On Sun, May 05, 2019 at 10:56:28PM -0400, Qian Cai wrote:
> It turned out another linux-next commit is needed to reproduce this, i.e.,
> 7a5dbf3ab2f0 ("iommu/amd: Remove the leftover of bypass support"). Specifically,
> the chunks for map_sg() and unmap_sg(). This has been reproduced on 3 different
> HPE ProLiant DL385 Gen10 systems so far.
> 
> Either reverted the chunks (map_sg() and unmap_sg()) on the top of the latest
> linux-next fixed the issue or applied them on the top of the mainline v5.1
> reproduced it immediately.
> 
> Lots of time it triggered this BUG_ON(!iova) in iova_magazine_free_pfns()
> instead of the smartpqi offline.

Thanks a lot for tracking this down further. I queued a revert of the
above patch, as it does some questionable things I missed during review.
We should revisit the patch during the next cycle, but for now it is
better to just revert it. Revert attached.

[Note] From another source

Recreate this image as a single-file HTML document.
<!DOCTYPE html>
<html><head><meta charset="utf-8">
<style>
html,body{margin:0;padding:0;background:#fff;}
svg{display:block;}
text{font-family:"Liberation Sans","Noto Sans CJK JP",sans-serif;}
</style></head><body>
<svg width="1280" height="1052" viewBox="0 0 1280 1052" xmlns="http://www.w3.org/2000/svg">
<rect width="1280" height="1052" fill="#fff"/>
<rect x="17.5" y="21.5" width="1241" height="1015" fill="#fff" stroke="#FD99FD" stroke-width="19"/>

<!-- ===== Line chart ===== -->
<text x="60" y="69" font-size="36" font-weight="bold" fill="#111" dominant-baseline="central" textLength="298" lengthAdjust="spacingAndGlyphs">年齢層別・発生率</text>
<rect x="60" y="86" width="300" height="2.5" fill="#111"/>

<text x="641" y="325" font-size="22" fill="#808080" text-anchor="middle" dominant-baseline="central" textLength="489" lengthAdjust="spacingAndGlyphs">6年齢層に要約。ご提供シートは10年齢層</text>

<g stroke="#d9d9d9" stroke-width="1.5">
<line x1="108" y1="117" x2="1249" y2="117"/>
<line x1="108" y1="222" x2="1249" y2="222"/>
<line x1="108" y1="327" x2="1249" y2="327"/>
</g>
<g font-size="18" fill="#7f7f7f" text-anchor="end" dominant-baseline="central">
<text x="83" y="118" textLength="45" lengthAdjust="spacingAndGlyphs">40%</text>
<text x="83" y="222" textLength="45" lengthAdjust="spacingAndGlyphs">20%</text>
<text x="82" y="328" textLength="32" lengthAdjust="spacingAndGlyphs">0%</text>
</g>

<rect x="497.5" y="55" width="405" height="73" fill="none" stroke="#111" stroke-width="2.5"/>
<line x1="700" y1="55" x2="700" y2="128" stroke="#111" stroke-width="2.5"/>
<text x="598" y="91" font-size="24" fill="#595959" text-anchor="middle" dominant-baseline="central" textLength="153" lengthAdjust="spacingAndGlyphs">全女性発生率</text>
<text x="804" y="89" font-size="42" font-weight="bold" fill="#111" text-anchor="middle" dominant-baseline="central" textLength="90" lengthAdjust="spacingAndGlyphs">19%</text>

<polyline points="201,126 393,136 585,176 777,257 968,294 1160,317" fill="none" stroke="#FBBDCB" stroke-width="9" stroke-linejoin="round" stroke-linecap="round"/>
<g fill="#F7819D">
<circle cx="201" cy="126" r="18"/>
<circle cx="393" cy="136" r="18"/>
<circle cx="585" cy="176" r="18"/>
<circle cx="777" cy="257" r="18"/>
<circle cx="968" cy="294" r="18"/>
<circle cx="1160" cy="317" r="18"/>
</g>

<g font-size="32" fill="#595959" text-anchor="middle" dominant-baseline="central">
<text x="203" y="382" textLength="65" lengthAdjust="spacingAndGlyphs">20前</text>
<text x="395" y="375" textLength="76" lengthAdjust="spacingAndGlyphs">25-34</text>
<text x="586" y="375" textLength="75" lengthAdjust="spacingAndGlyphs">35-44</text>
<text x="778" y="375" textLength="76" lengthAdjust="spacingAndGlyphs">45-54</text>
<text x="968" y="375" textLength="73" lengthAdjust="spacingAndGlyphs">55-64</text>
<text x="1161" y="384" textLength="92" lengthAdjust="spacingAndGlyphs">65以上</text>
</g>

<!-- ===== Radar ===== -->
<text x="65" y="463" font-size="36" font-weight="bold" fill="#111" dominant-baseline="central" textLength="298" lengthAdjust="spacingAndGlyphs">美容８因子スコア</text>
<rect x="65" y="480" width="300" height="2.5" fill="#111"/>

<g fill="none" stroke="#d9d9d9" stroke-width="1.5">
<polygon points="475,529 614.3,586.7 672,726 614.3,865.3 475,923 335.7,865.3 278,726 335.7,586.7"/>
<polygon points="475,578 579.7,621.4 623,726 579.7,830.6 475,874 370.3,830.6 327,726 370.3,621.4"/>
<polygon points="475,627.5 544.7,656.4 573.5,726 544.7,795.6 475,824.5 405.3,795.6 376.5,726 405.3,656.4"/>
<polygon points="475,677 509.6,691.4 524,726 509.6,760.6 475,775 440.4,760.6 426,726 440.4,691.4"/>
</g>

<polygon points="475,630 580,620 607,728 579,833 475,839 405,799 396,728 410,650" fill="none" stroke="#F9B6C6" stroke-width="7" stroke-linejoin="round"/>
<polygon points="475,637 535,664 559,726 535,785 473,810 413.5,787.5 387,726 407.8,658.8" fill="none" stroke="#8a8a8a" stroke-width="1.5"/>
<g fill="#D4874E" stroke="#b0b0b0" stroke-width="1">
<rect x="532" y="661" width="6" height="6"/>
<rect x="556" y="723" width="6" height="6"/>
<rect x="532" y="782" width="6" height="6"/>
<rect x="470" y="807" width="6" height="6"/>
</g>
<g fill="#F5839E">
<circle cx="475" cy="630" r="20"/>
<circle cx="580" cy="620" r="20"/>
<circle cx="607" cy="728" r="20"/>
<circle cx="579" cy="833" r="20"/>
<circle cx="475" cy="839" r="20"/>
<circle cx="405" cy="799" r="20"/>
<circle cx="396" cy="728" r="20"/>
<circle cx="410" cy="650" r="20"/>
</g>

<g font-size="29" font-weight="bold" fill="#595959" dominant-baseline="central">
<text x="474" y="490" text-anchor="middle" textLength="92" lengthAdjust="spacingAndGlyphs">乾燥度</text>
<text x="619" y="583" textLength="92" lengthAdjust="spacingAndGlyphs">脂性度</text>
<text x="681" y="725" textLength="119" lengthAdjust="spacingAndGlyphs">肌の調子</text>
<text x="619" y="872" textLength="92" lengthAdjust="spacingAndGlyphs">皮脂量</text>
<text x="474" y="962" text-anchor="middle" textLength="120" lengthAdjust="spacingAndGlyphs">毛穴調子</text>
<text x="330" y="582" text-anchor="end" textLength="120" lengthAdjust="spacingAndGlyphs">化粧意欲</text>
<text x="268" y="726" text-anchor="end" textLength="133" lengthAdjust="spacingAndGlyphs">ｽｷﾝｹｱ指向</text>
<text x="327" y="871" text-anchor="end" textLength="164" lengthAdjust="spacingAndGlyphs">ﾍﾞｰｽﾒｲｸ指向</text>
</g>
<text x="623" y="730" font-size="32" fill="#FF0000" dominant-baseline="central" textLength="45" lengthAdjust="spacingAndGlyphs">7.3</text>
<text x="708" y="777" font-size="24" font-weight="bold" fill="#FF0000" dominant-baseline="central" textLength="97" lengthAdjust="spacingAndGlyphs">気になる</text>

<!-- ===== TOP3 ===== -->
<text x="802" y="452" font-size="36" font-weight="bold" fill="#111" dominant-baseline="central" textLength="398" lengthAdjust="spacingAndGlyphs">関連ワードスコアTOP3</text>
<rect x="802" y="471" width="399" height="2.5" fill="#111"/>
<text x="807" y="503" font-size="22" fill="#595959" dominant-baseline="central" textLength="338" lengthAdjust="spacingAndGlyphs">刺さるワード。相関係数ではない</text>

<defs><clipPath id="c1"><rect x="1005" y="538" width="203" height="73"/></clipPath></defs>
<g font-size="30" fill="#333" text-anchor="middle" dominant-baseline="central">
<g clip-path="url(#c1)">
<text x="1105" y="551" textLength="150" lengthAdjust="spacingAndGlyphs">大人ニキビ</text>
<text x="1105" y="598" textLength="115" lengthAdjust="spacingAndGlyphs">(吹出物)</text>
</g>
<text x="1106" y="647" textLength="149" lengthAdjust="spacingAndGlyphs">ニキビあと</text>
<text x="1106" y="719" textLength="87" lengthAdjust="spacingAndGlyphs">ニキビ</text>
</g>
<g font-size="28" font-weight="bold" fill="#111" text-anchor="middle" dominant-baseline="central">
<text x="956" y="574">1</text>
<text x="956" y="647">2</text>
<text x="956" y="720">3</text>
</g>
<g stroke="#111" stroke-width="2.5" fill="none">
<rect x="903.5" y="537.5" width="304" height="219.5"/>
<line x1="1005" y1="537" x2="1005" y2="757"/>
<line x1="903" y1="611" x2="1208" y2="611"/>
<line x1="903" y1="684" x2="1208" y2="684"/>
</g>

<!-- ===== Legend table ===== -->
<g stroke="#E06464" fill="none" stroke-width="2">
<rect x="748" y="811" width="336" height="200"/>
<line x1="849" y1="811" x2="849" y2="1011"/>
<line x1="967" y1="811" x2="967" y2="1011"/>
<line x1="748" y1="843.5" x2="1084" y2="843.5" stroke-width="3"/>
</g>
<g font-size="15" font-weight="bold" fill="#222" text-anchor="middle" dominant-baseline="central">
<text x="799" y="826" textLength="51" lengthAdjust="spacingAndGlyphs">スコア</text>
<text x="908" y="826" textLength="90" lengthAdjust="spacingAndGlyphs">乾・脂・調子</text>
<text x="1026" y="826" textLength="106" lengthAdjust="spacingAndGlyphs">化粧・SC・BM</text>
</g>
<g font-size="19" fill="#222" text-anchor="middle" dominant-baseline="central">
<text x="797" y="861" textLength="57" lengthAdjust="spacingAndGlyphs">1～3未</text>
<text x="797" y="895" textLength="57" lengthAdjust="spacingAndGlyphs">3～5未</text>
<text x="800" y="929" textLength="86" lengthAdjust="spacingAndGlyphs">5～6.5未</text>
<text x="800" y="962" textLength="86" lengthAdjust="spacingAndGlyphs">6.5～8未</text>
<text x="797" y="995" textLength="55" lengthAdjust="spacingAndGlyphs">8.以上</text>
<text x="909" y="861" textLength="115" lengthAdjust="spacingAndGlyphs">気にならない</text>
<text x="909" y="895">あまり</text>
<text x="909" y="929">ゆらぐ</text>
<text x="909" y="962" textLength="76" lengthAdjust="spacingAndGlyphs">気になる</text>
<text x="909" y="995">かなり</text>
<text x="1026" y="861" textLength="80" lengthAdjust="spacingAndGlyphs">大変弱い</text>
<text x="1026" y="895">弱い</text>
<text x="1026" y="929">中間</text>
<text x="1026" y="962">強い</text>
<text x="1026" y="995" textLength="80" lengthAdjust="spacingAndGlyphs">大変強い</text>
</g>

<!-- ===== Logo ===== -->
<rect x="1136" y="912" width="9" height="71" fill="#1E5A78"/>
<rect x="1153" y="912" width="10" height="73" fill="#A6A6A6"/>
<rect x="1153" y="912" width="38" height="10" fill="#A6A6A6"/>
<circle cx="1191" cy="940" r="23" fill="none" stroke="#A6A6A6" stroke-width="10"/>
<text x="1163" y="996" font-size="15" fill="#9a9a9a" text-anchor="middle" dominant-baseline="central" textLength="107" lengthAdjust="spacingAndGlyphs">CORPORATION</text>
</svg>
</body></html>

>From 89736a0ee81d14439d085c8d4653bc1d86fe64d8 Mon Sep 17 00:00:00 2001
From: Joerg Roedel <jroedel@suse.de>
Date: Mon, 6 May 2019 14:24:18 +0200
Subject: [PATCH] Revert "iommu/amd: Remove the leftover of bypass support"

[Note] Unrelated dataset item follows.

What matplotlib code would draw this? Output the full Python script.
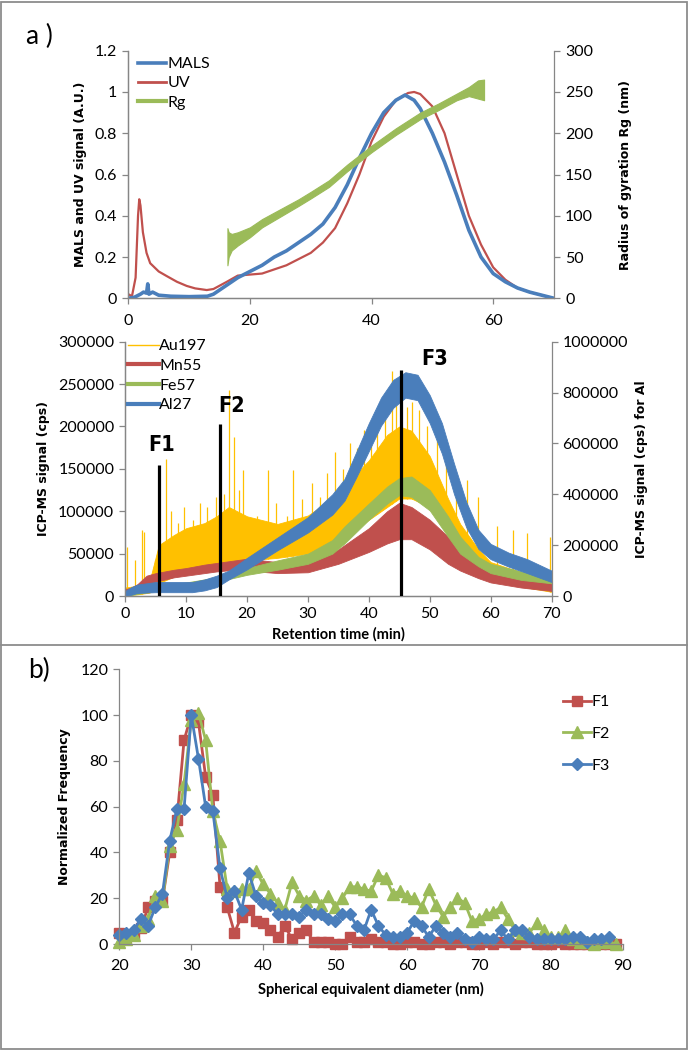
import numpy as np
import matplotlib
matplotlib.use("Agg")
import matplotlib.pyplot as plt
from matplotlib.lines import Line2D
from matplotlib.patches import Rectangle
from matplotlib.ticker import FuncFormatter

plt.rcParams["font.family"] = ["Lato", "DejaVu Sans"]

BLUE = "#4a7ebb"
RED = "#c0504d"
GREEN = "#9bbb59"
GOLD = "#ffc000"
GRAY = "#868686"

# ---- panel a, top: MALS / UV (left axis), Rg (right axis) ----
mals_t = [0, 1, 2, 2.5, 3, 3.2, 3.4, 4, 5, 7, 10, 13, 14, 15, 16, 17, 18, 20, 22, 24, 26, 28,
          30, 32, 34, 36, 38, 40, 42, 44, 45.5, 47, 48, 50, 52, 54, 56, 58, 60, 62, 64, 66, 68, 70]
mals_v = [0, 0.005, 0.02, 0.03, 0.025, 0.07, 0.02, 0.03, 0.015, 0.01, 0.008, 0.01, 0.02, 0.04,
          0.06, 0.08, 0.1, 0.13, 0.16, 0.2, 0.23, 0.27, 0.31, 0.36, 0.44, 0.55, 0.68, 0.8, 0.9,
          0.96, 0.985, 0.96, 0.92, 0.8, 0.66, 0.5, 0.33, 0.2, 0.12, 0.08, 0.05, 0.03, 0.015, 0.0]

uv_t = [0, 0.6, 1.2, 1.6, 1.8, 2.0, 2.4, 3, 3.6, 5, 6.3, 8, 9.6, 11, 12.9, 14, 16.2, 18, 20, 22,
        24, 26, 28, 30, 32, 34, 36, 38, 40, 42, 44, 46, 47, 48, 50, 52, 54, 56, 58, 60, 62, 64,
        66, 68, 70]
uv_v = [0.02, 0.01, 0.1, 0.4, 0.48, 0.45, 0.32, 0.22, 0.17, 0.13, 0.108, 0.08, 0.06, 0.048,
        0.04, 0.045, 0.08, 0.11, 0.115, 0.12, 0.14, 0.16, 0.19, 0.22, 0.27, 0.34, 0.46, 0.6,
        0.76, 0.88, 0.96, 0.995, 1.0, 0.99, 0.93, 0.8, 0.6, 0.4, 0.26, 0.15, 0.09, 0.05, 0.03,
        0.015, 0.0]

rg_t = [16.3, 16.5, 17, 18, 20, 22, 25, 28, 30, 33, 36, 40, 44, 48, 51, 54, 56, 57.5, 58.5]
rg_lo = [40, 50, 58, 64, 74, 86, 99, 112, 121, 135, 154, 177, 198, 217, 228, 240, 245, 242, 240]
rg_hi = [85, 80, 78, 80, 86, 96, 108, 120, 129, 143, 162, 185, 206, 225, 236, 248, 256, 264, 265]

# ---- panel a, bottom: ICP-MS signals (noise bands: low / high edge) ----
au_t = [0, 2, 4, 5.5, 8, 10, 13, 15, 17, 20, 25, 30, 33, 36, 40, 43, 45, 47, 50, 53, 55, 58, 60, 65, 70]
au_lo = [1000, 2000, 4000, 15000, 23000, 27000, 31000, 35000, 38000, 42000, 45000, 50000, 55000,
         70000, 90000, 105000, 115000, 115000, 105000, 75000, 50000, 30000, 18000, 11000, 5000]
au_hi = [10000, 12000, 18000, 60000, 72000, 80000, 86000, 94000, 105000, 94000, 85000, 95000,
         110000, 130000, 160000, 190000, 200000, 195000, 165000, 115000, 85000, 55000, 40000,
         28000, 20000]
spike_t = [0.2, 1.6, 2.7, 3.0, 4.9, 6.7, 7.5, 8.7, 9.6, 11.2, 12.3, 13.4, 14.9, 16.2, 17.1, 17.8,
           18.6, 19.3, 21.6, 23.5, 24.8, 26.5, 27.5, 29.0, 30.6, 32.0, 33.1, 34.5, 35.8, 36.9,
           38.0, 39.2, 40.4, 41.3, 42.7, 43.8, 44.4, 46.3, 47.1, 48.2, 49.6, 51.2, 52.6, 54.3,
           56.1, 58.0, 61.1, 63.6, 66.0, 69.8]
spike_v = [58000, 42000, 78000, 76000, 42000, 162000, 100000, 86000, 105000, 90000, 110000,
           105000, 117000, 120000, 243000, 188000, 125000, 149000, 94000, 149000, 110000, 94000,
           149000, 115000, 133000, 117000, 145000, 170000, 150000, 180000, 175000, 196000,
           190000, 215000, 235000, 266000, 235000, 223000, 229000, 219000, 200000, 192000,
           160000, 130000, 137000, 117000, 82000, 78000, 74000, 70000]

mn_t = [0, 1, 2, 3.5, 5, 8, 10, 13, 15, 18, 20, 25, 30, 35, 40, 43, 45, 47, 50, 53, 55, 58, 60, 65, 70]
mn_lo = [2000, 3000, 6000, 14000, 17000, 22000, 24000, 27000, 29000, 31000, 30000, 27000, 28000,
         38000, 52000, 62000, 67000, 67000, 55000, 38000, 30000, 21000, 16000, 10000, 6000]
mn_hi = [8000, 10000, 14000, 24000, 27000, 31000, 33000, 37000, 39000, 42000, 44000, 40000, 42000,
         55000, 80000, 100000, 110000, 105000, 90000, 70000, 55000, 38000, 30000, 20000, 15000]

fe_t = [0, 5, 10, 15, 17, 20, 25, 30, 34, 36, 40, 43, 45, 47, 50, 53, 55, 58, 60, 65, 70]
fe_lo = [0, 6000, 10000, 15000, 20000, 25000, 31000, 38000, 50000, 62000, 90000, 109000, 119000,
         117000, 101000, 70000, 50000, 35000, 27000, 19000, 15000]
fe_hi = [5000, 12000, 16000, 22000, 27000, 33000, 42000, 50000, 66000, 82000, 109000, 129000,
         139000, 141000, 125000, 94000, 70000, 46000, 38000, 29000, 23000]

al_t = [0, 1, 2, 5, 8, 11, 13, 15, 17, 20, 25, 30, 34, 36, 38, 40, 42, 44, 46, 48, 50, 52, 54,
        56, 58, 60, 63, 66, 70]
al_lo = [0, 5000, 12000, 15000, 15000, 15000, 22000, 35000, 65000, 105000, 180000, 250000, 320000,
         375000, 470000, 570000, 670000, 740000, 780000, 770000, 680000, 560000, 400000, 270000,
         185000, 145000, 115000, 90000, 55000]
al_hi = [20000, 35000, 45000, 55000, 55000, 55000, 65000, 80000, 100000, 150000, 230000, 310000,
         400000, 460000, 570000, 680000, 780000, 850000, 880000, 870000, 790000, 680000, 520000,
         370000, 260000, 205000, 170000, 145000, 100000]

frac_names = ["F1", "F2", "F3"]
frac_t = [5.5, 15.5, 45.2]
frac_top = [155000, 202500, 266500]
frac_lab_t = [6.0, 17.5, 50.8]
frac_lab_v = [178000, 224000, 280000]

# ---- panel b: size distributions ----
f1_d = list(range(20, 90))
f1_v = [5, 3, 4, 7, 16, 19, 19, 40, 54, 89, 100, 97, 73, 65, 25, 16, 5, 12, 15, 10, 9, 6, 3, 8, 2,
        5, 6, 1, 1, 1, 0, 0, 3, 1, 1, 2, 1, 1, 0, 0, 1, 1, 0, 0, 1, 1, 0, 1, 1, 0, 0, 1, 0, 1, 1,
        0, 1, 1, 0, 0, 0, 1, 0, 0, 0, 0, 0, 0, 0, 0]
f2_d = list(range(20, 90))
f2_v = [1, 2, 4, 8, 11, 21, 19, 43, 50, 70, 98, 101, 89, 58, 45, 24, 23, 24, 24, 32, 26, 22, 18,
        15, 27, 21, 19, 21, 17, 21, 16, 20, 25, 25, 24, 23, 30, 29, 22, 23, 21, 20, 16, 24, 17,
        12, 16, 20, 18, 10, 11, 13, 14, 16, 11, 6, 5, 5, 9, 6, 3, 3, 6, 2, 1, 1, 0, 1, 1, 0]
f3_d = list(range(20, 89))
f3_v = [4, 5, 6, 11, 8, 16, 22, 45, 59, 59, 100, 81, 60, 58, 33, 20, 23, 15, 31, 21, 18, 17, 13,
        13, 13, 12, 15, 13, 13, 11, 10, 13, 13, 8, 6, 15, 8, 4, 3, 3, 5, 10, 8, 3, 8, 5, 3, 5, 2,
        1, 3, 2, 2, 6, 2, 6, 6, 3, 2, 2, 2, 2, 2, 3, 3, 1, 2, 2, 3]

W, H = 689, 1050
fig = plt.figure(figsize=(W / 100, H / 100), dpi=100)


def box(l, t, r, b):
    return [l / W, 1 - b / H, (r - l) / W, (b - t) / H]


def style(ax):
    ax.spines["top"].set_visible(False)
    for s in ax.spines.values():
        s.set_color(GRAY)
        s.set_linewidth(0.9)
    ax.tick_params(direction="out", length=4, width=0.9, color=GRAY, labelsize=11.5, pad=4)


fmt = FuncFormatter(lambda v, p: "%g" % v)
intfmt = FuncFormatter(lambda v, p: "%d" % v)
ylab = dict(fontfamily="DejaVu Sans", fontweight="bold", fontsize=9)
xlab = dict(fontfamily="Lato", fontweight="bold", fontsize=10.5)

# top
ax1 = fig.add_axes(box(128.3, 50.7, 554, 298.3))
ax1r = ax1.twinx()
for a in (ax1, ax1r):
    style(a)
ax1.spines["right"].set_visible(False)
ax1.plot(uv_t, uv_v, color=RED, lw=1.6, zorder=2)
ax1.plot(mals_t, mals_v, color=BLUE, lw=2.6, zorder=3)
ax1r.fill_between(rg_t, rg_lo, rg_hi, color=GREEN, lw=0.8, ec=GREEN)
ax1.set_xlim(0, 70)
ax1.set_ylim(0, 1.2)
ax1.set_xticks([0, 20, 40, 60])
ax1.set_yticks(np.arange(0, 1.21, 0.2))
ax1.yaxis.set_major_formatter(fmt)
ax1r.set_ylim(0, 300)
ax1r.set_yticks(range(0, 301, 50))
ax1.tick_params(axis="x", pad=7)
ax1.set_ylabel("MALS and UV signal (A.U.)", **ylab)
ax1r.set_ylabel("Radius of gyration Rg (nm)", **ylab)
ax1.yaxis.set_label_coords(-0.113, 0.5)
ax1r.yaxis.set_label_coords(1.169, 0.5)
ax1.yaxis.label.set_va("center")
ax1r.yaxis.label.set_va("center")
h1 = [Line2D([], [], color=BLUE, lw=2.6), Line2D([], [], color=RED, lw=2), Line2D([], [], color=GREEN, lw=3)]
ax1r.legend(h1, ["MALS", "UV", "Rg"], loc="upper left", bbox_to_anchor=(137.7 / W, 1 - 57 / H),
            bbox_transform=fig.transFigure, frameon=False, fontsize=11.5, borderpad=0,
            handlelength=1.8, handletextpad=0.05, labelspacing=0.32, borderaxespad=0)

# middle
ax2 = fig.add_axes(box(125.3, 341.7, 551.5, 596))
ax2r = ax2.twinx()
for a in (ax2, ax2r):
    style(a)
ax2.spines["right"].set_visible(False)
ax2.fill_between(au_t, au_lo, au_hi, color=GOLD, lw=0.6, ec=GOLD, zorder=1)
ax2.vlines(spike_t, np.interp(spike_t, au_t, au_lo), spike_v, color=GOLD, lw=0.9, zorder=1)
ax2.fill_between(mn_t, mn_lo, mn_hi, color=RED, lw=0.6, ec=RED, zorder=2)
ax2.fill_between(fe_t, fe_lo, fe_hi, color=GREEN, lw=0.6, ec=GREEN, zorder=3)
ax2r.fill_between(al_t, al_lo, al_hi, color=BLUE, lw=0.6, ec=BLUE, zorder=1)
ax2r.vlines(frac_t, 0, frac_top, color="black", lw=2.3, transform=ax2.transData, zorder=5)
for name, tx, ty in zip(frac_names, frac_lab_t, frac_lab_v):
    ax2r.text(tx, ty, name, transform=ax2.transData, ha="center", va="center", fontsize=15.5,
              fontweight="bold", fontfamily="DejaVu Sans", fontstretch="condensed", zorder=6)
ax2.set_xlim(0, 70)
ax2.set_ylim(0, 300000)
ax2.set_xticks(range(0, 71, 10))
ax2.set_yticks(range(0, 300001, 50000))
ax2.yaxis.set_major_formatter(intfmt)
ax2r.set_ylim(0, 1000000)
ax2r.set_yticks(range(0, 1000001, 200000))
ax2r.yaxis.set_major_formatter(intfmt)
ax2.set_ylabel("ICP-MS signal (cps)", **ylab)
ax2r.set_ylabel("ICP-MS signal (cps) for Al", **ylab)
ax2.yaxis.set_label_coords(-0.191, 0.5)
ax2r.yaxis.set_label_coords(1.211, 0.5)
ax2.yaxis.label.set_va("center")
ax2r.yaxis.label.set_va("center")
ax2.set_xlabel("Retention time (min)", **xlab)
ax2.xaxis.set_label_coords(0.5, -0.149)
ax2.xaxis.label.set_va("center")
h2 = [Line2D([], [], color=GOLD, lw=1), Line2D([], [], color=RED, lw=3),
      Line2D([], [], color=GREEN, lw=3), Line2D([], [], color=BLUE, lw=3)]
ax2r.legend(h2, ["Au197", "Mn55", "Fe57", "Al27"], loc="upper left",
            bbox_to_anchor=(128.3 / W, 1 - 339 / H), bbox_transform=fig.transFigure,
            frameon=False, fontsize=11.5, borderpad=0, handlelength=1.9, handletextpad=0.05,
            labelspacing=0.35, borderaxespad=0)

# bottom
ax3 = fig.add_axes(box(119.3, 669.3, 623, 944))
style(ax3)
ax3.spines["right"].set_visible(False)
ax3.plot(f1_d, f1_v, color=RED, lw=2, marker="s", ms=7, clip_on=False, label="F1")
ax3.plot(f2_d, f2_v, color=GREEN, lw=2, marker="^", ms=8, clip_on=False, label="F2")
ax3.plot(f3_d, f3_v, color=BLUE, lw=2, marker="D", ms=6, clip_on=False, label="F3")
ax3.set_xlim(20, 90)
ax3.set_ylim(0, 120)
ax3.set_xticks(range(20, 91, 10))
ax3.set_yticks(range(0, 121, 20))
ax3.tick_params(axis="x", pad=7)
ax3.set_ylabel("Normalized Frequency", **ylab)
ax3.yaxis.set_label_coords(-0.108, 0.5)
ax3.yaxis.label.set_va("center")
ax3.set_xlabel("Spherical equivalent diameter (nm)", **xlab)
ax3.xaxis.set_label_coords(0.5, -0.167)
ax3.xaxis.label.set_va("center")
ax3.legend(loc="upper left", bbox_to_anchor=(563 / W, 1 - 695 / H), bbox_transform=fig.transFigure,
           frameon=False, fontsize=11.5, borderpad=0, handlelength=1.75, handletextpad=0.05,
           labelspacing=1.1, borderaxespad=0, numpoints=1)

# panel labels and frames
fig.text(39 / W, 1 - 36 / H, "a )", fontsize=19, ha="center", va="center")
fig.text(39 / W, 1 - 670 / H, "b)", fontsize=19, ha="center", va="center")
fig.add_artist(Rectangle((1 / W, 1.5 / H), 686 / W, 1047 / H, transform=fig.transFigure,
                         fill=False, ec="#8c8c8c", lw=1.3))
fig.add_artist(Line2D([1 / W, 687 / W], [1 - 645 / H, 1 - 645 / H], transform=fig.transFigure,
                      color="#8c8c8c", lw=1.3))

fig.savefig("out.png", dpi=100)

This reverts commit 7a5dbf3ab2f04905cf8468c66fcdbfb643068bcb.

This commit not only removes the leftovers of bypass
support, it also mostly removes the checking of the return
value of the get_domain() function. This can lead to silent
data corruption bugs when a device is not attached to its
dma_ops domain and a DMA-API function is called for that
device.

Signed-off-by: Joerg Roedel <jroedel@suse.de>
---
 drivers/iommu/amd_iommu.c | 80 +++++++++++++++++++++++++++++++++++++----------
 1 file changed, 63 insertions(+), 17 deletions(-)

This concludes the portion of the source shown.